In other words, malloc(0) may either return NULL or a valid pointer which I may not dereference.
What is the rationale behind this behavior?
And wouldn't it be easier to just define that malloc(0) leads to UB?
The C99 Rationale (PDF link) discusses the memory management functions (from C99 7.20.3) and explains:
The treatment of null pointers and zero-length allocation requests in the definition of these functions was in part guided by a desire to support this paradigm:
OBJ * p; // pointer to a variable list of OBJs
/* initial allocation */
p = (OBJ *) calloc(0, sizeof(OBJ));
/* ... */
/* reallocations until size settles */
while(1) {
p = (OBJ *) realloc((void *)p, c * sizeof(OBJ));
/* change value of c or break out of loop */
}
This coding style, not necessarily endorsed by the Committee, is reported to be in widespread use.
Some implementations have returned non-null values for allocation requests of zero bytes.
Although this strategy has the theoretical advantage of distinguishing between "nothing" and "zero" (an unallocated pointer vs. a pointer to zero-length space), it has the more compelling theoretical disadvantage of requiring the concept of a zero-length object.
Since such objects Library cannot be declared, the only way they could come into existence would be through such allocation requests.

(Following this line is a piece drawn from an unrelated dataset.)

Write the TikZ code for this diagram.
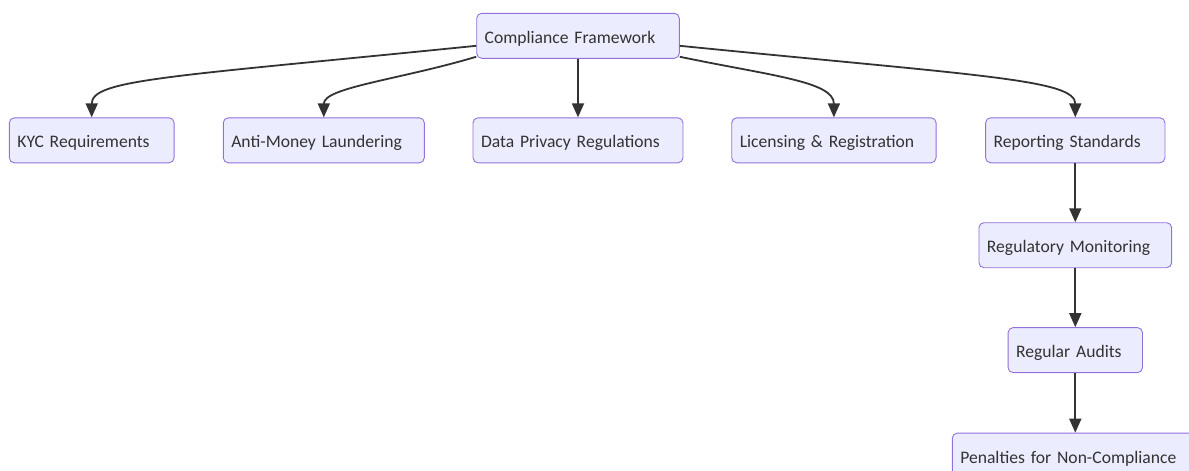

The C89 Committee decided not to accept the idea of zero-length objects. The allocation
functions may therefore return a null pointer for an allocation request of zero bytes. Note that this treatment does not preclude the paradigm outlined above.
QUIET CHANGE IN C89: A program which relies on size-zero allocation requests returning a non-null pointer will behave differently.
Because allocating 0 bytes may actually have sense. For example, when you are allocating an array with unknown number of items. UB would allow the program crash, whereas with the current behaviour you can safely allocate numberOfItems * itemSize
bytes.
The logic is following: if you ask for 0 bytes, you get a pointer back. Of course, you must not dereference it, as this would have accessed 0-th byte (which you haven't allocated). But you can safely free the memory afterwards. So you don't need to make 0 a special case.
This was about why not define malloc(0)
as UB. About the decision not to define the result strictly (NULL
vs. unique pointer to empty space) see James' answer. (In short: both approaches have their advantages and disadvantages. The idea of returning a unique non-null pointer is more compelling, but requires more conceptual work and puts more burden on implementors.)
Making malloc(0)
result in UB would be much worse. As it stands, you don't have to care what happens when the size is zero, as long as you're consistent about calling free
.
The problem is that some existing implementations allocate a pointer for malloc(0)
, some return null pointers, and almost all of them are adamant about sticking with their behavior because the same people who wrote the implementations wrote lots of bad, non-portable software that makes use of their chosen behavior (GNU being among the worst offenders in this area). Thus the standard got stuck allowing both behaviors to keep them all happy.